I’ve never been good at hiding my thoughts and feelings.

NEVER.

When I was  a child my mother used to call me Poker Face. Not because I had one but because I didn’t.

If I didn’t like someone or something, everyone knew it.

Not much has changed in the past few decades.

I’ve tried pretending. I’ve tried changing the subject. I’ve even tried wearing sunglasses during  meetings so people couldn’t see my eyes roll.

But regardless, in the end I feel compelled to be genuine. In other words, eventually I always end up letting people know what I REALLY think.

Not that I’m trying to be mean.  I generally trying to be helpful by being truthful.

The problem is, a lot of people don’t appreciate it.

I  used to worry about that, but, like with so many other things that come with age,  I’m over it.

Maybe that’s because I’ve had friends tell that they always know where they stand with me.  And if they don’t want to know? Than they probably aren’t really my friend anyway.
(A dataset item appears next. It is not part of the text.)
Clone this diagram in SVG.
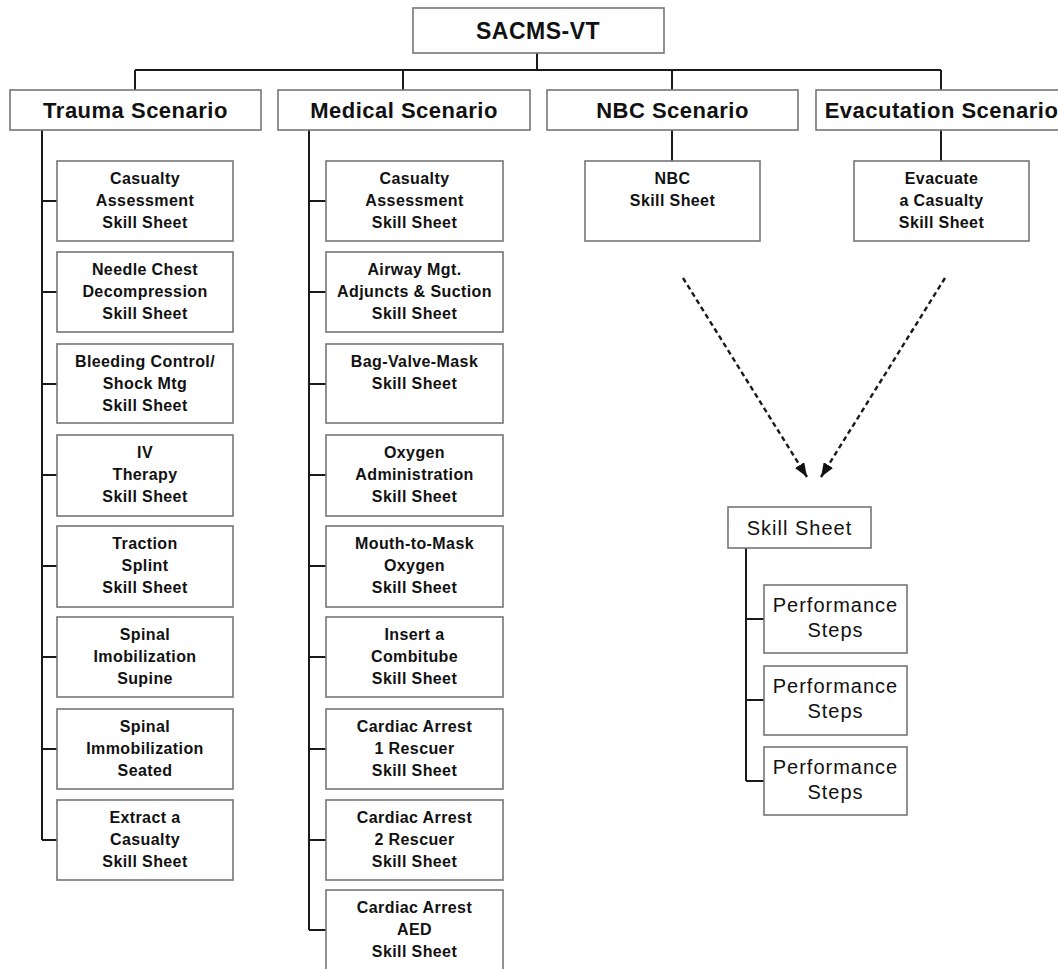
<svg xmlns="http://www.w3.org/2000/svg" width="1058" height="969" viewBox="0 0 1058 969">
<style>
.box{fill:#fff;stroke:#767676;stroke-width:1.6}
.con{fill:none;stroke:#1a1a1a;stroke-width:2}
.dash{fill:none;stroke:#1a1a1a;stroke-width:2.4;stroke-dasharray:5 3.5}
.t0{font-family:"Liberation Sans",Arial,sans-serif;font-weight:bold;font-size:23px;letter-spacing:0.5px;fill:#111;text-anchor:middle}
.t1{font-family:"Liberation Sans",Arial,sans-serif;font-weight:bold;font-size:22px;letter-spacing:0.5px;fill:#111;text-anchor:middle}
.t2{font-family:"Liberation Sans",Arial,sans-serif;font-weight:bold;font-size:16px;letter-spacing:0.4px;fill:#111;text-anchor:middle}
.t3{font-family:"Liberation Sans",Arial,sans-serif;font-size:20px;letter-spacing:1px;fill:#111;text-anchor:middle}
</style>
<defs>
<marker id="ah" markerUnits="userSpaceOnUse" markerWidth="14" markerHeight="11" refX="14" refY="5.5" orient="auto">
<path d="M0,0 L14,5.5 L0,11 z" fill="#111"/>
</marker>
</defs>
<rect width="1058" height="969" fill="#fff"/>

<g id="connectors">
<path class="con" d="M537,53 V70 M135,70 H941 M135,70 V90 M403,70 V90 M672,70 V90 M941,70 V90"/>
<path class="con" d="M672,130 V161 M941,130 V161"/>
<path class="con" d="M42,130 V840 M42,201 H57 M42,292 H57 M42,384 H57 M42,475 H57 M42,566 H57 M42,657 H57 M42,749 H57 M42,840 H57"/>
<path class="con" d="M309,130 V930 M309,201 H326 M309,292 H326 M309,384 H326 M309,475 H326 M309,566 H326 M309,657 H326 M309,749 H326 M309,840 H326 M309,930 H326"/>
<path class="con" d="M746,548 V781 M746,619 H764 M746,700 H764 M746,781 H764"/>
<line class="dash" x1="683" y1="278" x2="807" y2="477" marker-end="url(#ah)"/>
<line class="dash" x1="945" y1="278" x2="821" y2="477" marker-end="url(#ah)"/>
</g>

<g id="root"><rect class="box" x="413" y="8" width="251" height="45"/><text class="t0" x="538" y="39">SACMS-VT</text></g>

<g id="trauma"><rect class="box" x="10" y="90" width="251" height="40"/><text class="t1" x="135.5" y="118">Trauma Scenario</text></g>
<g id="medical"><rect class="box" x="278" y="90" width="252" height="40"/><text class="t1" x="404" y="118">Medical Scenario</text></g>
<g id="nbc"><rect class="box" x="547" y="90" width="251" height="40"/><text class="t1" x="672.5" y="118">NBC Scenario</text></g>
<g id="evac"><rect class="box" x="816" y="90" width="251" height="40"/><text class="t1" x="941.5" y="118">Evacutation Scenario</text></g>

<g id="t1"><rect class="box" x="57" y="161" width="176" height="80"/><text class="t2" x="145" y="184">Casualty</text><text class="t2" x="145" y="206">Assessment</text><text class="t2" x="145" y="228">Skill Sheet</text></g>
<g id="t2"><rect class="box" x="57" y="252" width="176" height="80"/><text class="t2" x="145" y="275">Needle Chest</text><text class="t2" x="145" y="297">Decompression</text><text class="t2" x="145" y="319">Skill Sheet</text></g>
<g id="t3"><rect class="box" x="57" y="344" width="176" height="79"/><text class="t2" x="145" y="367">Bleeding Control/</text><text class="t2" x="145" y="389">Shock Mtg</text><text class="t2" x="145" y="411">Skill Sheet</text></g>
<g id="t4"><rect class="box" x="57" y="435" width="176" height="81"/><text class="t2" x="145" y="458">IV</text><text class="t2" x="145" y="480">Therapy</text><text class="t2" x="145" y="502">Skill Sheet</text></g>
<g id="t5"><rect class="box" x="57" y="526" width="176" height="81"/><text class="t2" x="145" y="549">Traction</text><text class="t2" x="145" y="571">Splint</text><text class="t2" x="145" y="593">Skill Sheet</text></g>
<g id="t6"><rect class="box" x="57" y="617" width="176" height="80"/><text class="t2" x="145" y="640">Spinal</text><text class="t2" x="145" y="662">Imobilization</text><text class="t2" x="145" y="684">Supine</text></g>
<g id="t7"><rect class="box" x="57" y="709" width="176" height="80"/><text class="t2" x="145" y="732">Spinal</text><text class="t2" x="145" y="754">Immobilization</text><text class="t2" x="145" y="776">Seated</text></g>
<g id="t8"><rect class="box" x="57" y="800" width="176" height="80"/><text class="t2" x="145" y="823">Extract a</text><text class="t2" x="145" y="845">Casualty</text><text class="t2" x="145" y="867">Skill Sheet</text></g>

<g id="m1"><rect class="box" x="326" y="161" width="177" height="80"/><text class="t2" x="414.5" y="184">Casualty</text><text class="t2" x="414.5" y="206">Assessment</text><text class="t2" x="414.5" y="228">Skill Sheet</text></g>
<g id="m2"><rect class="box" x="326" y="252" width="177" height="80"/><text class="t2" x="414.5" y="275">Airway Mgt.</text><text class="t2" x="414.5" y="297">Adjuncts &amp; Suction</text><text class="t2" x="414.5" y="319">Skill Sheet</text></g>
<g id="m3"><rect class="box" x="326" y="344" width="177" height="79"/><text class="t2" x="414.5" y="367">Bag-Valve-Mask</text><text class="t2" x="414.5" y="389">Skill Sheet</text></g>
<g id="m4"><rect class="box" x="326" y="435" width="177" height="81"/><text class="t2" x="414.5" y="458">Oxygen</text><text class="t2" x="414.5" y="480">Administration</text><text class="t2" x="414.5" y="502">Skill Sheet</text></g>
<g id="m5"><rect class="box" x="326" y="526" width="177" height="81"/><text class="t2" x="414.5" y="549">Mouth-to-Mask</text><text class="t2" x="414.5" y="571">Oxygen</text><text class="t2" x="414.5" y="593">Skill Sheet</text></g>
<g id="m6"><rect class="box" x="326" y="617" width="177" height="80"/><text class="t2" x="414.5" y="640">Insert a</text><text class="t2" x="414.5" y="662">Combitube</text><text class="t2" x="414.5" y="684">Skill Sheet</text></g>
<g id="m7"><rect class="box" x="326" y="709" width="177" height="80"/><text class="t2" x="414.5" y="732">Cardiac Arrest</text><text class="t2" x="414.5" y="754">1 Rescuer</text><text class="t2" x="414.5" y="776">Skill Sheet</text></g>
<g id="m8"><rect class="box" x="326" y="800" width="177" height="80"/><text class="t2" x="414.5" y="823">Cardiac Arrest</text><text class="t2" x="414.5" y="845">2 Rescuer</text><text class="t2" x="414.5" y="867">Skill Sheet</text></g>
<g id="m9"><rect class="box" x="326" y="890" width="177" height="82"/><text class="t2" x="414.5" y="913">Cardiac Arrest</text><text class="t2" x="414.5" y="935">AED</text><text class="t2" x="414.5" y="957">Skill Sheet</text></g>

<g id="n1"><rect class="box" x="585" y="161" width="175" height="80"/><text class="t2" x="672.5" y="184">NBC</text><text class="t2" x="672.5" y="206">Skill Sheet</text></g>
<g id="e1"><rect class="box" x="854" y="161" width="175" height="80"/><text class="t2" x="941.5" y="184">Evacuate</text><text class="t2" x="941.5" y="206">a Casualty</text><text class="t2" x="941.5" y="228">Skill Sheet</text></g>

<g id="skill"><rect class="box" x="728" y="507" width="143" height="41"/><text class="t3" x="799.5" y="535">Skill Sheet</text></g>
<g id="p1"><rect class="box" x="764" y="585" width="143" height="68"/><text class="t3" x="835.5" y="612">Performance</text><text class="t3" x="835.5" y="637">Steps</text></g>
<g id="p2"><rect class="box" x="764" y="666" width="143" height="69"/><text class="t3" x="835.5" y="693">Performance</text><text class="t3" x="835.5" y="718">Steps</text></g>
<g id="p3"><rect class="box" x="764" y="747" width="143" height="68"/><text class="t3" x="835.5" y="774">Performance</text><text class="t3" x="835.5" y="799">Steps</text></g>
</svg>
Maybe it’s because when I give a compliment, it comes from the heart. It  isn’t intended just to ingratiate myself to others.

Or maybe it’s because  I’m afraid if I hold my true thoughts in, I’ll eventually implode.  At least it feels that way.

But just because I’m o.k. with how I am, that doesn’t mean it’s easy to be who I am.

I’m constantly battling to survive in a world where appearances  are often appreciated more than reality.  Where people ask for feedback when all they really want is a compliment.  And where people prefer to complain behind someone’s back while pretending everything is fine to their face.

But I understand you can’t change people or systems overnight.  So all I can do is encourage people to at least be honest with me. Since I’m so blunt, I expect others to be the same.

If I ask for feedback, I want genuine feedback.. not just approval.  If I say or do something ridiculous? Let me know.  And if I ask  if my outfit makes me look fat?  Consult with my husband.

He’ll tell you the truth about how well I  do when people are  brutally honest with me.